# Start of Data
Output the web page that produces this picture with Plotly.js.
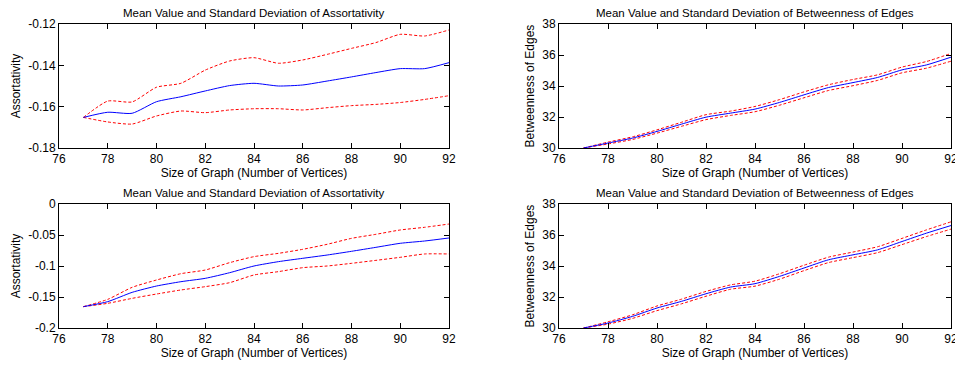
<!DOCTYPE html>
<html><head><meta charset="utf-8">
<script src="https://cdn.plot.ly/plotly-3.0.1.min.js"></script>
<style>html,body{margin:0;padding:0;background:#fff}#c{width:955px;height:367px}</style>
</head><body><div id="c"></div>
<script>
const sizes = [77,78,79,80,81,82,83,84,85,86,87,88,89,90,91,92];

const assortA_mean  = [-0.1652,-0.1627,-0.1632,-0.1576,-0.1552,-0.1524,-0.1498,-0.1487,-0.1500,-0.1495,-0.1476,-0.1456,-0.1435,-0.1416,-0.1416,-0.1387];
const assortA_upper = [-0.1652,-0.1573,-0.1577,-0.1506,-0.1487,-0.1423,-0.1379,-0.1363,-0.1390,-0.1374,-0.1347,-0.1318,-0.1290,-0.1250,-0.1258,-0.1229];
const assortA_lower = [-0.1652,-0.1674,-0.1684,-0.1645,-0.1621,-0.1629,-0.1616,-0.1610,-0.1610,-0.1616,-0.1605,-0.1595,-0.1589,-0.1580,-0.1565,-0.1547];

const assortB_mean  = [-0.1656,-0.1575,-0.1425,-0.1323,-0.1253,-0.1199,-0.1108,-0.1000,-0.0930,-0.0876,-0.0823,-0.0763,-0.0699,-0.0634,-0.0597,-0.0548];
const assortB_upper = [-0.1656,-0.1538,-0.1344,-0.1226,-0.1124,-0.1065,-0.0946,-0.0849,-0.0796,-0.0731,-0.0650,-0.0554,-0.0489,-0.0419,-0.0376,-0.0323];
const assortB_lower = [-0.1656,-0.1602,-0.1522,-0.1452,-0.1387,-0.1333,-0.1269,-0.1145,-0.1091,-0.1027,-0.1000,-0.0957,-0.0909,-0.0860,-0.0806,-0.0806];

const betwA_mean  = [30.00,30.32,30.64,31.07,31.54,31.99,32.25,32.51,32.94,33.43,33.90,34.22,34.55,35.04,35.36,35.86];
const betwA_upper = [30.00,30.38,30.72,31.17,31.66,32.15,32.38,32.68,33.12,33.62,34.08,34.42,34.72,35.22,35.58,36.10];
const betwA_lower = [30.00,30.26,30.55,30.96,31.40,31.83,32.10,32.34,32.76,33.24,33.71,34.02,34.36,34.85,35.15,35.60];

const betwB_mean  = [30.00,30.32,30.75,31.29,31.72,32.21,32.64,32.86,33.33,33.87,34.40,34.72,35.04,35.58,36.12,36.61];
const betwB_upper = [30.00,30.40,30.85,31.42,31.86,32.36,32.78,33.02,33.50,34.05,34.57,34.90,35.24,35.78,36.33,36.85];
const betwB_lower = [30.00,30.25,30.62,31.12,31.56,32.05,32.50,32.70,33.15,33.70,34.22,34.54,34.86,35.38,35.90,36.38];

const xTicks = [76,78,80,82,84,86,88,90,92];
const yTicksA = [-0.18,-0.16,-0.14,-0.12];
const yTickTextA = ['-0.18','-0.16','-0.14','-0.12'];
const yTicksB = [-0.2,-0.15,-0.1,-0.05,0];
const yTickTextB = ['-0.2','-0.15','-0.1','-0.05','0'];
const yTicksBetw = [30,32,34,36,38];

const titleAssort = 'Mean Value and Standard Deviation of Assortativity';
const titleBetw = 'Mean Value and Standard Deviation of Betweenness of Edges';
const xLabel = 'Size of Graph (Number of Vertices)';

function group(mean, up, lo, xa, ya){
  const red = {color:'#ff0000', width:1, dash:'3px,2px', shape:'spline', smoothing:0.6};
  return [
    {x:sizes, y:up, xaxis:xa, yaxis:ya, mode:'lines', line:red, hoverinfo:'skip'},
    {x:sizes, y:lo, xaxis:xa, yaxis:ya, mode:'lines', line:red, hoverinfo:'skip'},
    {x:sizes, y:mean, xaxis:xa, yaxis:ya, mode:'lines', line:{color:'#0000ff', width:1, shape:'spline', smoothing:0.6}, hoverinfo:'skip'}
  ];
}
const data = [].concat(
  group(assortA_mean, assortA_upper, assortA_lower, 'x', 'y'),
  group(betwA_mean, betwA_upper, betwA_lower, 'x2', 'y2'),
  group(assortB_mean, assortB_upper, assortB_lower, 'x3', 'y3'),
  group(betwB_mean, betwB_upper, betwB_lower, 'x4', 'y4')
);

const F = 'Liberation Sans, Arial, sans-serif';
function xax(dom, anchor){
  return {domain:dom, anchor:anchor, range:[76,92], tickvals:xTicks, ticks:'inside', ticklen:5, tickcolor:'#000',
    showline:true, linecolor:'#000', linewidth:1, mirror:'ticks', showgrid:false, zeroline:false,
    ticklabeloverflow:'allow',
    tickfont:{family:F, size:12, color:'#000'},
    title:{text:xLabel, font:{family:F, size:12, color:'#000'}, standoff:3}};
}
function yax(dom, anchor, range, vals, text, label){
  return {domain:dom, anchor:anchor, range:range, tickvals:vals, ticktext:text, ticks:'inside', ticklen:5, tickcolor:'#000',
    showline:true, linecolor:'#000', linewidth:1, mirror:'ticks', showgrid:false, zeroline:false,
    ticklabeloverflow:'allow',
    tickfont:{family:F, size:12, color:'#000'},
    title:{text:label, font:{family:F, size:12, color:'#000'}, standoff:5}};
}
const dxL=[59/955,449/955], dxR=[559/955,951/955];
const dyT=[(367-148)/367,(367-24)/367], dyB=[(367-328)/367,(367-204)/367];
const tf = {family:F,size:11.5,color:'#000'};

const layout = {
  width:955, height:367, margin:{l:0,r:0,t:0,b:0}, showlegend:false,
  paper_bgcolor:'#fff', plot_bgcolor:'#fff',
  xaxis: xax(dxL,'y'), yaxis: yax(dyT,'x',[-0.18,-0.12],yTicksA,yTickTextA,'Assortativity'),
  xaxis2: xax(dxR,'y2'), yaxis2: yax(dyT,'x2',[30,38],yTicksBetw,yTicksBetw.map(String),'Betweenness of Edges'),
  xaxis3: xax(dxL,'y3'), yaxis3: yax(dyB,'x3',[-0.2,0],yTicksB,yTickTextB,'Assortativity'),
  xaxis4: xax(dxR,'y4'), yaxis4: yax(dyB,'x4',[30,38],yTicksBetw,yTicksBetw.map(String),'Betweenness of Edges'),
  annotations: [
    {text:titleAssort, xref:'paper', yref:'paper', x:(dxL[0]+dxL[1])/2, y:dyT[1], yshift:3, xanchor:'center', yanchor:'bottom', showarrow:false, font:tf},
    {text:titleBetw, xref:'paper', yref:'paper', x:(dxR[0]+dxR[1])/2, y:dyT[1], yshift:3, xanchor:'center', yanchor:'bottom', showarrow:false, font:tf},
    {text:titleAssort, xref:'paper', yref:'paper', x:(dxL[0]+dxL[1])/2, y:dyB[1], yshift:3, xanchor:'center', yanchor:'bottom', showarrow:false, font:tf},
    {text:titleBetw, xref:'paper', yref:'paper', x:(dxR[0]+dxR[1])/2, y:dyB[1], yshift:3, xanchor:'center', yanchor:'bottom', showarrow:false, font:tf}
  ]
};
Plotly.newPlot('c', data, layout, {staticPlot:true, displayModeBar:false});
</script></body></html>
# End of Data
◆ Your task
Begin at the first line of the material and copy each line exactly through the one containing "const yTicksBetw = [30,32,34,36,38];". Omit pictures.

◆ In response
Output the web page that produces this picture with Plotly.js.
<!DOCTYPE html>
<html><head><meta charset="utf-8">
<script src="https://cdn.plot.ly/plotly-3.0.1.min.js"></script>
<style>html,body{margin:0;padding:0;background:#fff}#c{width:955px;height:367px}</style>
</head><body><div id="c"></div>
<script>
const sizes = [77,78,79,80,81,82,83,84,85,86,87,88,89,90,91,92];

const assortA_mean  = [-0.1652,-0.1627,-0.1632,-0.1576,-0.1552,-0.1524,-0.1498,-0.1487,-0.1500,-0.1495,-0.1476,-0.1456,-0.1435,-0.1416,-0.1416,-0.1387];
const assortA_upper = [-0.1652,-0.1573,-0.1577,-0.1506,-0.1487,-0.1423,-0.1379,-0.1363,-0.1390,-0.1374,-0.1347,-0.1318,-0.1290,-0.1250,-0.1258,-0.1229];
const assortA_lower = [-0.1652,-0.1674,-0.1684,-0.1645,-0.1621,-0.1629,-0.1616,-0.1610,-0.1610,-0.1616,-0.1605,-0.1595,-0.1589,-0.1580,-0.1565,-0.1547];

const assortB_mean  = [-0.1656,-0.1575,-0.1425,-0.1323,-0.1253,-0.1199,-0.1108,-0.1000,-0.0930,-0.0876,-0.0823,-0.0763,-0.0699,-0.0634,-0.0597,-0.0548];
const assortB_upper = [-0.1656,-0.1538,-0.1344,-0.1226,-0.1124,-0.1065,-0.0946,-0.0849,-0.0796,-0.0731,-0.0650,-0.0554,-0.0489,-0.0419,-0.0376,-0.0323];
const assortB_lower = [-0.1656,-0.1602,-0.1522,-0.1452,-0.1387,-0.1333,-0.1269,-0.1145,-0.1091,-0.1027,-0.1000,-0.0957,-0.0909,-0.0860,-0.0806,-0.0806];

const betwA_mean  = [30.00,30.32,30.64,31.07,31.54,31.99,32.25,32.51,32.94,33.43,33.90,34.22,34.55,35.04,35.36,35.86];
const betwA_upper = [30.00,30.38,30.72,31.17,31.66,32.15,32.38,32.68,33.12,33.62,34.08,34.42,34.72,35.22,35.58,36.10];
const betwA_lower = [30.00,30.26,30.55,30.96,31.40,31.83,32.10,32.34,32.76,33.24,33.71,34.02,34.36,34.85,35.15,35.60];

const betwB_mean  = [30.00,30.32,30.75,31.29,31.72,32.21,32.64,32.86,33.33,33.87,34.40,34.72,35.04,35.58,36.12,36.61];
const betwB_upper = [30.00,30.40,30.85,31.42,31.86,32.36,32.78,33.02,33.50,34.05,34.57,34.90,35.24,35.78,36.33,36.85];
const betwB_lower = [30.00,30.25,30.62,31.12,31.56,32.05,32.50,32.70,33.15,33.70,34.22,34.54,34.86,35.38,35.90,36.38];

const xTicks = [76,78,80,82,84,86,88,90,92];
const yTicksA = [-0.18,-0.16,-0.14,-0.12];
const yTickTextA = ['-0.18','-0.16','-0.14','-0.12'];
const yTicksB = [-0.2,-0.15,-0.1,-0.05,0];
const yTickTextB = ['-0.2','-0.15','-0.1','-0.05','0'];
const yTicksBetw = [30,32,34,36,38];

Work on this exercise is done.